Nothing has been found about James Smith’s background. It is known, however, that he was an agent for prizes in the fleet abroad before being appointed judge of the vice-admiralty court, which was created on 18 Sept. 1708 as part of an attempt to curb the power of the military commander in St John’s, Major Thomas Lloyd. Bryan Rushworth was, at the same time, appointed registrar of the court and Thomas Hayne (or Havyne), marshal. Nothing was done, however, about salaries for the judge or the other officers, none of whom seems to have reached Newfoundland in 1708. As the court was apparently never constituted, Archibald Cumings, appointed preventive officer in the same year, was left quite powerless to check illegal trade.

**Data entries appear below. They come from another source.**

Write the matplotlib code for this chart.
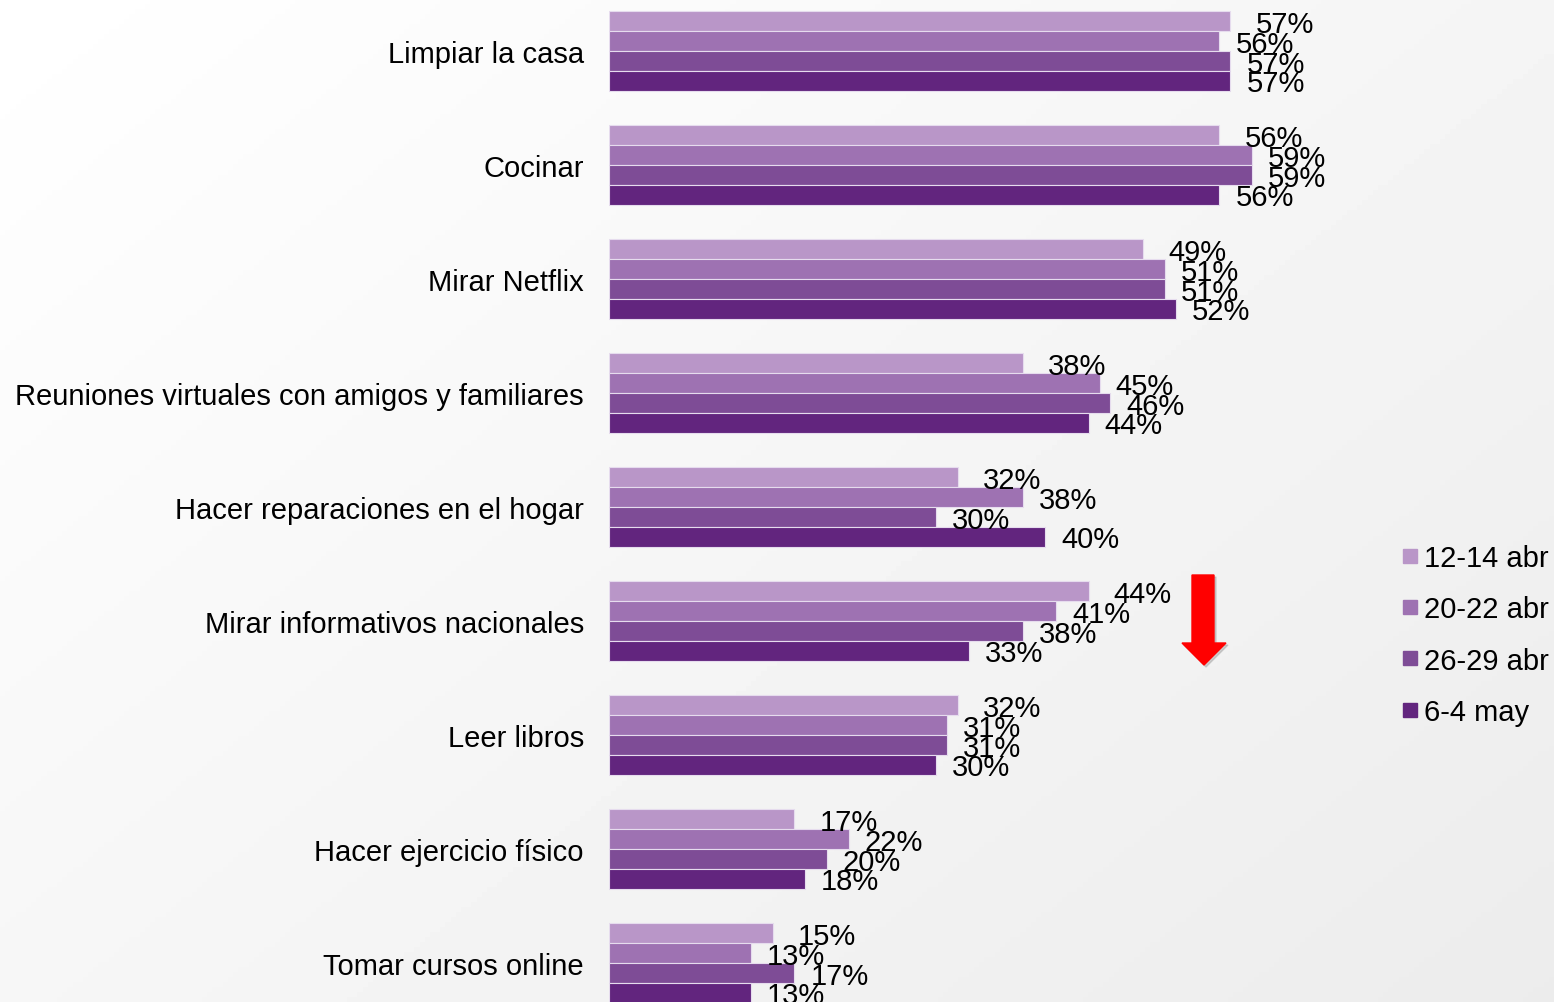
import numpy as np
import matplotlib
matplotlib.use("Agg")
import matplotlib.pyplot as plt
from matplotlib.lines import Line2D
from matplotlib.patches import Polygon

plt.rcParams['font.family'] = ['Liberation Sans', 'DejaVu Sans']

categorias = ['Limpiar la casa', 'Cocinar', 'Mirar Netflix',
              'Reuniones virtuales con amigos y familiares',
              'Hacer reparaciones en el hogar', 'Mirar informativos nacionales',
              'Leer libros', 'Hacer ejercicio físico', 'Tomar cursos online']
series = ['12-14 abr', '20-22 abr', '26-29 abr', '6-4 may']
v_12_14 = [57, 56, 49, 38, 32, 44, 32, 17, 15]
v_20_22 = [56, 59, 51, 45, 38, 41, 31, 22, 13]
v_26_29 = [57, 59, 51, 46, 30, 38, 31, 20, 17]
v_6_4 = [57, 56, 52, 44, 40, 33, 30, 18, 13]
valores = [v_12_14, v_20_22, v_26_29, v_6_4]
colores = ['#B996C8', '#9E72B2', '#7E4C96', '#62257E']

W, H = 1554, 1003
fig = plt.figure(figsize=(W / 100, H / 100), dpi=100)

# fondo con degradado
bg = fig.add_axes([0, 0, 1, 1], zorder=-10)
xx, yy = np.meshgrid(np.linspace(0, 1, 300), np.linspace(0, 1, 200))
grad = 1 - 0.075 * (0.55 * xx + 0.45 * yy)
bg.imshow(grad, cmap='gray', vmin=0, vmax=1, aspect='auto', extent=[0, 1, 0, 1], origin='upper')
bg.axis('off')

x0 = 609
ax = fig.add_axes([x0 / W, 0, 1 - x0 / W, 1])
ax.patch.set_alpha(0)
ax.set_xlim(0, (W - x0) / 10.9)
ax.set_ylim((H - 52) / 114, -52 / 114)

h = 19.8 / 114
y = np.arange(len(categorias))
offsets = [25, 16, 16, 16]
for i, (vals, col) in enumerate(zip(valores, colores)):
    pos = y + (i - 1.5) * h
    ax.barh(pos, vals, height=h, color=col, edgecolor='#E6DCEE', linewidth=0.8)
    for p, v in zip(pos, vals):
        ax.annotate(f'{v}%', (v, p), xytext=(offsets[i] * 0.72, -2), textcoords='offset points',
                    ha='left', va='center', fontsize=21, color='black')

ax.set_yticks(y)
ax.set_yticklabels(categorias, fontsize=21)
ax.tick_params(axis='y', length=0, pad=18)
ax.set_xticks([])
for s in ax.spines.values():
    s.set_visible(False)

handles = [Line2D([], [], marker='s', linestyle='', markersize=10, color=c) for c in colores]
fig.legend(handles, series, loc='upper left', bbox_to_anchor=(1403 / W, 1 - 545 / H),
           frameon=False, fontsize=21, borderpad=0, borderaxespad=0,
           handlelength=0.5, handletextpad=0.23, labelspacing=0.8)

# flecha roja
def px(x, yv):
    return (x / W, 1 - yv / H)

sombra = [px(1194, 578), px(1216, 578), px(1216, 646), px(1228, 646), px(1206, 668), px(1184, 646), px(1194, 646)]
fig.patches.append(Polygon(sombra, closed=True, transform=fig.transFigure, color='#999999', alpha=0.4, zorder=5))
flecha = [px(1192, 576), px(1214, 576), px(1214, 644), px(1226, 644), px(1204, 666), px(1182, 644), px(1192, 644)]
fig.patches.append(Polygon(flecha, closed=True, transform=fig.transFigure, color='#FF0000', zorder=6))

fig.savefig('out.png', dpi=100)
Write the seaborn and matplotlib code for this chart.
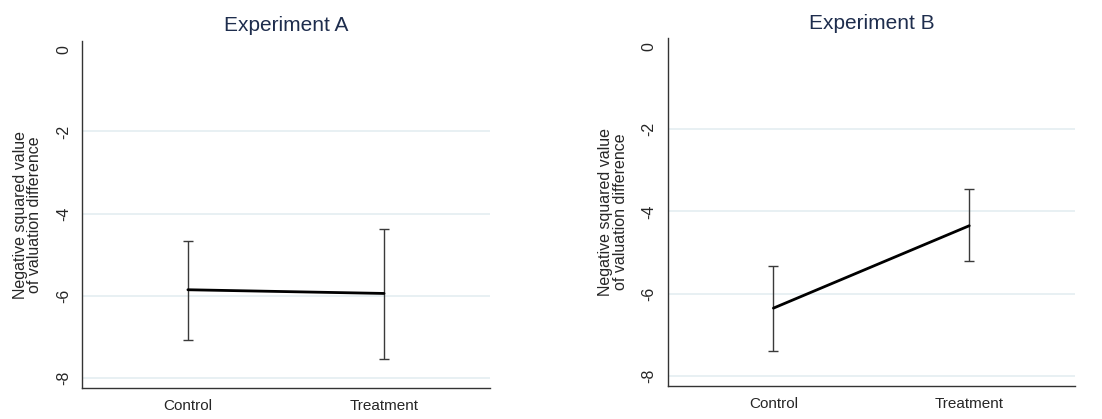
import matplotlib
matplotlib.use("Agg")
import matplotlib.pyplot as plt
import seaborn as sns
import pandas as pd

sns.set_style("white")
plt.rcParams['font.family'] = ['Liberation Sans', 'DejaVu Sans']

groups = ["Control", "Treatment"]
titles = ["Experiment A", "Experiment B"]
means_a = [-5.85, -5.94]
lo_a = [-7.07, -7.53]
hi_a = [-4.66, -4.36]
means_b = [-6.35, -4.35]
lo_b = [-7.40, -5.21]
hi_b = [-5.32, -3.46]
yticks = [0, -2, -4, -6, -8]
gridlines = [-2, -4, -6, -8]
ylabel = "Negative squared value\nof valuation difference"

fig = plt.figure(figsize=(11.02, 4.19), dpi=100)
axA = fig.add_axes([0.0744, 0.074, 0.3702, 0.828])
axB = fig.add_axes([0.6059, 0.0788, 0.3696, 0.8298])

title_color = "#1e2d4d"
grid_color = "#e6eff2"

for ax, title, means, lo, hi in [(axA, titles[0], means_a, lo_a, hi_a),
                                  (axB, titles[1], means_b, lo_b, hi_b)]:
    df = pd.DataFrame({"group": groups, "mean": means, "lo": lo, "hi": hi})
    x = list(range(len(groups)))
    for yv in gridlines:
        ax.axhline(yv, color=grid_color, lw=1.3, zorder=0)
    ax.errorbar(x, df["mean"], yerr=[df["mean"] - df["lo"], df["hi"] - df["mean"]],
                fmt="none", ecolor="#3a3a3a", elinewidth=1.0, capsize=3.5, capthick=1.0, zorder=2)
    sns.lineplot(data=df, x="group", y="mean", ax=ax, color="black", lw=2.0, zorder=3,
                 sort=False)
    ax.set_xlim(-0.54, 1.54)
    ax.set_ylim(-8.24, 0.2)
    ax.set_yticks(yticks)
    ax.set_yticklabels([str(v) for v in yticks], rotation=90, va="center", fontsize=11.5)
    ax.set_xticks(x)
    ax.set_xticklabels(groups, fontsize=11)
    ax.tick_params(axis="both", length=5, width=1, color="#888888", pad=3, direction="out")
    ax.set_xlabel("")
    ax.set_ylabel(ylabel, fontsize=11.5, labelpad=10, linespacing=0.95)
    ax.set_title(title, fontsize=15, color=title_color, pad=7)
    for s in ["top", "right"]:
        ax.spines[s].set_visible(False)
    for s in ["left", "bottom"]:
        ax.spines[s].set_color("#333333")
        ax.spines[s].set_linewidth(1.0)

fig.savefig("out.png", dpi=100)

On 25 April 1710 Smith took out his patent as judge, and in 1713, when he was appointed to inspect the rights and perquisites of the Admiralty in Nova Scotia, he applied for his Newfoundland salary, but without success. “I went abroad at my own charge,” Smith wrote, “and executed my commission, and for the relief of the poor inhabitants and at their earnest desire, left deputations to such as I believed to be persons of the greatest probity and knowledge among them.” Smith’s visit to Newfoundland may have been made in 1714, or, more probably, in 1713 when he was on his way back from Nova Scotia. He gave a depressing account of the situation in Newfoundland. In the absence of a resident governor, the naval commodores exercised “a most absolute and tyrannical power.” Smith advocated that the 1699 act be amended to afford protection and encouragement for the inhabitants, and regulations for the fishery. He alleged that some persons, who wished to engross the whole of the Newfoundland trade (he seems to mean the London fishing merchants) “had interest to get several lesser officers created,” and had filled the posts “with such officers as were fit to be toolls and subservient to their designs.” Smith may have had in mind the preventive officer, Archibald Cumings, but he specifies only William Taverner*, against whom he made several charges.
James Smith is clearly the “Mr Smith” who appeared with Cumings before the Board of Trade in November 1714 and January 1714/15, when his views on Newfoundland were considered. But he is not the James Smith who figures among the Newfoundland inhabitants in 1705–6.
Smith’s career demonstrates how little real drive there was to build up an administrative machine in Newfoundland, and how, after the War of the Spanish Succession, the little incentive there was vanished. There is no evidence that this appointment of deputy vice-admiralty commissioners had any effect or continuity. The vice-admiralty court in Newfoundland had existed only on paper.